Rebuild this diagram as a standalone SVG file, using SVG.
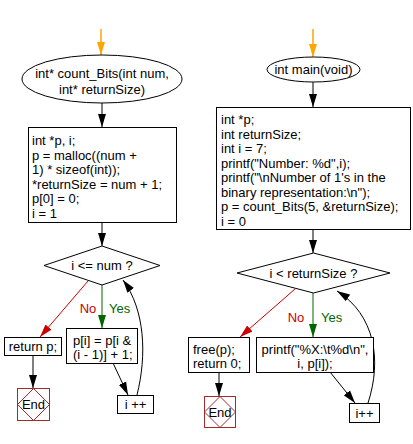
<svg xmlns="http://www.w3.org/2000/svg" width="413" height="444" viewBox="0 0 413 444">
<defs>
<style>
text{font-family:"Liberation Sans",Arial,sans-serif;font-size:13px;fill:#000}
.c{text-anchor:middle}
.box{fill:#fff;stroke:#000;stroke-width:1}
.end{fill:#fff;stroke:#a52a2a;stroke-width:1}
.ln{fill:none;stroke:#000;stroke-width:1}
.or{fill:none;stroke:#ffa500;stroke-width:1.5}
.gr{fill:none;stroke:#006600;stroke-width:1}
.rd{fill:none;stroke:#cc0000;stroke-width:1}
</style>
<marker id="ab" markerUnits="userSpaceOnUse" markerWidth="14" markerHeight="9" refX="13" refY="4.5" orient="auto"><path d="M0,0.5 L13,4.5 L0,8.5 z" fill="#000"/></marker>
<marker id="ao" markerUnits="userSpaceOnUse" markerWidth="14" markerHeight="9" refX="13" refY="4.5" orient="auto"><path d="M0,0.5 L13,4.5 L0,8.5 z" fill="#ffa500"/></marker>
<marker id="ag" markerUnits="userSpaceOnUse" markerWidth="14" markerHeight="9" refX="13" refY="4.5" orient="auto"><path d="M0,0.5 L13,4.5 L0,8.5 z" fill="#006600"/></marker>
<marker id="ar" markerUnits="userSpaceOnUse" markerWidth="14" markerHeight="9" refX="13" refY="4.5" orient="auto"><path d="M0,0.5 L13,4.5 L0,8.5 z" fill="#cc0000"/></marker>
</defs>
<rect width="413" height="444" fill="#fff"/>
<g id="connectors">
<line class="or" x1="101" y1="29" x2="101" y2="55" marker-end="url(#ao)"/>
<line class="ln" x1="102" y1="103" x2="102" y2="127" marker-end="url(#ab)"/>
<line class="ln" x1="102" y1="222" x2="102" y2="246" marker-end="url(#ab)"/>
<line class="gr" x1="102" y1="285" x2="102" y2="328" marker-end="url(#ag)"/>
<line class="rd" x1="88" y1="281" x2="40" y2="337" marker-end="url(#ar)"/>
<line class="ln" x1="33" y1="355" x2="33" y2="388" marker-end="url(#ab)"/>
<line class="ln" x1="113" y1="363" x2="128" y2="395" marker-end="url(#ab)"/>
<path class="ln" d="M137,395 C147,355 145,310 123,280" marker-end="url(#ab)"/>
<line class="or" x1="313" y1="29" x2="313" y2="57" marker-end="url(#ao)"/>
<line class="ln" x1="313" y1="82" x2="313" y2="107" marker-end="url(#ab)"/>
<line class="ln" x1="313" y1="229" x2="313" y2="253" marker-end="url(#ab)"/>
<line class="gr" x1="313" y1="293" x2="313" y2="337" marker-end="url(#ag)"/>
<line class="rd" x1="295" y1="289" x2="240" y2="337" marker-end="url(#ar)"/>
<line class="ln" x1="219" y1="372" x2="219" y2="396" marker-end="url(#ab)"/>
<line class="ln" x1="330" y1="372" x2="355" y2="403" marker-end="url(#ab)"/>
<path class="ln" d="M368,403 C382,360 375,315 337,291" marker-end="url(#ab)"/>
<text x="88" y="313" class="c" style="fill:#cc0000">No</text>
<text x="109" y="313" style="fill:#006600">Yes</text>
<text x="296" y="322" class="c" style="fill:#cc0000">No</text>
<text x="321" y="322" style="fill:#006600">Yes</text>
</g>
<g id="countBits">
<ellipse class="box" cx="102" cy="79" rx="80" ry="24"/>
<text x="102" y="78" class="c">int* count_Bits(int num,</text>
<text x="102" y="93.5" class="c">int* returnSize)</text>
</g>
<g id="initLeft">
<rect class="box" x="28.5" y="127.5" width="148" height="95"/>
<text x="32" y="145">int *p, i;</text>
<text x="32" y="159.5">p = malloc((num +</text>
<text x="32" y="174">1) * sizeof(int));</text>
<text x="32" y="188.5">*returnSize = num + 1;</text>
<text x="32" y="203">p[0] = 0;</text>
<text x="32" y="217.5">i = 1</text>
</g>
<g id="condLeft">
<polygon class="box" points="44,265.5 102,246 160,265.5 102,285"/>
<text x="102" y="270" class="c">i &lt;= num ?</text>
</g>
<g id="returnP">
<rect class="box" x="4.5" y="337.5" width="57" height="18"/>
<text x="33" y="351" class="c">return p;</text>
</g>
<g id="endLeft">
<rect class="end" x="17.5" y="388.5" width="32" height="32"/>
<polygon class="end" points="17.5,404.5 33.5,388.5 49.5,404.5 33.5,420.5" style="fill:none"/>
<text x="33.5" y="409" class="c">End</text>
</g>
<g id="bodyLeft">
<rect class="box" x="66.5" y="328.5" width="71" height="35"/>
<text x="73" y="344.5">p[i] = p[i &amp;</text>
<text x="73" y="359">(i - 1)] + 1;</text>
</g>
<g id="incLeft">
<rect class="box" x="117.5" y="395.5" width="36" height="18"/>
<text x="135.5" y="409" class="c">i ++</text>
</g>
<g id="main">
<ellipse class="box" cx="313.5" cy="69.5" rx="46.5" ry="12.5"/>
<text x="313.5" y="74" class="c">int main(void)</text>
</g>
<g id="initRight">
<rect class="box" x="216.5" y="107.5" width="194" height="122"/>
<text x="221" y="124">int *p;</text>
<text x="221" y="138.5">int returnSize;</text>
<text x="221" y="153">int i = 7;</text>
<text x="221" y="167.5">printf("Number: %d",i);</text>
<text x="221" y="182">printf("\nNumber of 1's in the</text>
<text x="221" y="196.5">binary representation:\n");</text>
<text x="221" y="211">p = count_Bits(5, &amp;returnSize);</text>
<text x="221" y="225.5">i = 0</text>
</g>
<g id="condRight">
<polygon class="box" points="237,273 313.5,253 390,273 313.5,293"/>
<text x="313.5" y="278" class="c">i &lt; returnSize ?</text>
</g>
<g id="freeP">
<rect class="box" x="188.5" y="337.5" width="61" height="35"/>
<text x="193" y="353.5">free(p);</text>
<text x="193" y="368">return 0;</text>
</g>
<g id="endRight">
<rect class="end" x="204.5" y="396.5" width="31" height="31"/>
<polygon class="end" points="204.5,412 220,396.5 235.5,412 220,427.5" style="fill:none"/>
<text x="220" y="416.5" class="c">End</text>
</g>
<g id="bodyRight">
<rect class="box" x="256.5" y="337.5" width="117" height="35"/>
<text x="315" y="353.5" class="c">printf("%X:\t%d\n",</text>
<text x="315" y="368" class="c">i, p[i]);</text>
</g>
<g id="incRight">
<rect class="box" x="349.5" y="403.5" width="30" height="19"/>
<text x="364.5" y="417.5" class="c">i++</text>
</g>
</svg>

---

[Work instructions] Omit each picture, then return all of the listing exactly as it stands.

[Solution for this exercise]
Rebuild this diagram as a standalone SVG file, using SVG.
<svg xmlns="http://www.w3.org/2000/svg" width="413" height="444" viewBox="0 0 413 444">
<defs>
<style>
text{font-family:"Liberation Sans",Arial,sans-serif;font-size:13px;fill:#000}
.c{text-anchor:middle}
.box{fill:#fff;stroke:#000;stroke-width:1}
.end{fill:#fff;stroke:#a52a2a;stroke-width:1}
.ln{fill:none;stroke:#000;stroke-width:1}
.or{fill:none;stroke:#ffa500;stroke-width:1.5}
.gr{fill:none;stroke:#006600;stroke-width:1}
.rd{fill:none;stroke:#cc0000;stroke-width:1}
</style>
<marker id="ab" markerUnits="userSpaceOnUse" markerWidth="14" markerHeight="9" refX="13" refY="4.5" orient="auto"><path d="M0,0.5 L13,4.5 L0,8.5 z" fill="#000"/></marker>
<marker id="ao" markerUnits="userSpaceOnUse" markerWidth="14" markerHeight="9" refX="13" refY="4.5" orient="auto"><path d="M0,0.5 L13,4.5 L0,8.5 z" fill="#ffa500"/></marker>
<marker id="ag" markerUnits="userSpaceOnUse" markerWidth="14" markerHeight="9" refX="13" refY="4.5" orient="auto"><path d="M0,0.5 L13,4.5 L0,8.5 z" fill="#006600"/></marker>
<marker id="ar" markerUnits="userSpaceOnUse" markerWidth="14" markerHeight="9" refX="13" refY="4.5" orient="auto"><path d="M0,0.5 L13,4.5 L0,8.5 z" fill="#cc0000"/></marker>
</defs>
<rect width="413" height="444" fill="#fff"/>
<g id="connectors">
<line class="or" x1="101" y1="29" x2="101" y2="55" marker-end="url(#ao)"/>
<line class="ln" x1="102" y1="103" x2="102" y2="127" marker-end="url(#ab)"/>
<line class="ln" x1="102" y1="222" x2="102" y2="246" marker-end="url(#ab)"/>
<line class="gr" x1="102" y1="285" x2="102" y2="328" marker-end="url(#ag)"/>
<line class="rd" x1="88" y1="281" x2="40" y2="337" marker-end="url(#ar)"/>
<line class="ln" x1="33" y1="355" x2="33" y2="388" marker-end="url(#ab)"/>
<line class="ln" x1="113" y1="363" x2="128" y2="395" marker-end="url(#ab)"/>
<path class="ln" d="M137,395 C147,355 145,310 123,280" marker-end="url(#ab)"/>
<line class="or" x1="313" y1="29" x2="313" y2="57" marker-end="url(#ao)"/>
<line class="ln" x1="313" y1="82" x2="313" y2="107" marker-end="url(#ab)"/>
<line class="ln" x1="313" y1="229" x2="313" y2="253" marker-end="url(#ab)"/>
<line class="gr" x1="313" y1="293" x2="313" y2="337" marker-end="url(#ag)"/>
<line class="rd" x1="295" y1="289" x2="240" y2="337" marker-end="url(#ar)"/>
<line class="ln" x1="219" y1="372" x2="219" y2="396" marker-end="url(#ab)"/>
<line class="ln" x1="330" y1="372" x2="355" y2="403" marker-end="url(#ab)"/>
<path class="ln" d="M368,403 C382,360 375,315 337,291" marker-end="url(#ab)"/>
<text x="88" y="313" class="c" style="fill:#cc0000">No</text>
<text x="109" y="313" style="fill:#006600">Yes</text>
<text x="296" y="322" class="c" style="fill:#cc0000">No</text>
<text x="321" y="322" style="fill:#006600">Yes</text>
</g>
<g id="countBits">
<ellipse class="box" cx="102" cy="79" rx="80" ry="24"/>
<text x="102" y="78" class="c">int* count_Bits(int num,</text>
<text x="102" y="93.5" class="c">int* returnSize)</text>
</g>
<g id="initLeft">
<rect class="box" x="28.5" y="127.5" width="148" height="95"/>
<text x="32" y="145">int *p, i;</text>
<text x="32" y="159.5">p = malloc((num +</text>
<text x="32" y="174">1) * sizeof(int));</text>
<text x="32" y="188.5">*returnSize = num + 1;</text>
<text x="32" y="203">p[0] = 0;</text>
<text x="32" y="217.5">i = 1</text>
</g>
<g id="condLeft">
<polygon class="box" points="44,265.5 102,246 160,265.5 102,285"/>
<text x="102" y="270" class="c">i &lt;= num ?</text>
</g>
<g id="returnP">
<rect class="box" x="4.5" y="337.5" width="57" height="18"/>
<text x="33" y="351" class="c">return p;</text>
</g>
<g id="endLeft">
<rect class="end" x="17.5" y="388.5" width="32" height="32"/>
<polygon class="end" points="17.5,404.5 33.5,388.5 49.5,404.5 33.5,420.5" style="fill:none"/>
<text x="33.5" y="409" class="c">End</text>
</g>
<g id="bodyLeft">
<rect class="box" x="66.5" y="328.5" width="71" height="35"/>
<text x="73" y="344.5">p[i] = p[i &amp;</text>
<text x="73" y="359">(i - 1)] + 1;</text>
</g>
<g id="incLeft">
<rect class="box" x="117.5" y="395.5" width="36" height="18"/>
<text x="135.5" y="409" class="c">i ++</text>
</g>
<g id="main">
<ellipse class="box" cx="313.5" cy="69.5" rx="46.5" ry="12.5"/>
<text x="313.5" y="74" class="c">int main(void)</text>
</g>
<g id="initRight">
<rect class="box" x="216.5" y="107.5" width="194" height="122"/>
<text x="221" y="124">int *p;</text>
<text x="221" y="138.5">int returnSize;</text>
<text x="221" y="153">int i = 7;</text>
<text x="221" y="167.5">printf("Number: %d",i);</text>
<text x="221" y="182">printf("\nNumber of 1's in the</text>
<text x="221" y="196.5">binary representation:\n");</text>
<text x="221" y="211">p = count_Bits(5, &amp;returnSize);</text>
<text x="221" y="225.5">i = 0</text>
</g>
<g id="condRight">
<polygon class="box" points="237,273 313.5,253 390,273 313.5,293"/>
<text x="313.5" y="278" class="c">i &lt; returnSize ?</text>
</g>
<g id="freeP">
<rect class="box" x="188.5" y="337.5" width="61" height="35"/>
<text x="193" y="353.5">free(p);</text>
<text x="193" y="368">return 0;</text>
</g>
<g id="endRight">
<rect class="end" x="204.5" y="396.5" width="31" height="31"/>
<polygon class="end" points="204.5,412 220,396.5 235.5,412 220,427.5" style="fill:none"/>
<text x="220" y="416.5" class="c">End</text>
</g>
<g id="bodyRight">
<rect class="box" x="256.5" y="337.5" width="117" height="35"/>
<text x="315" y="353.5" class="c">printf("%X:\t%d\n",</text>
<text x="315" y="368" class="c">i, p[i]);</text>
</g>
<g id="incRight">
<rect class="box" x="349.5" y="403.5" width="30" height="19"/>
<text x="364.5" y="417.5" class="c">i++</text>
</g>
</svg>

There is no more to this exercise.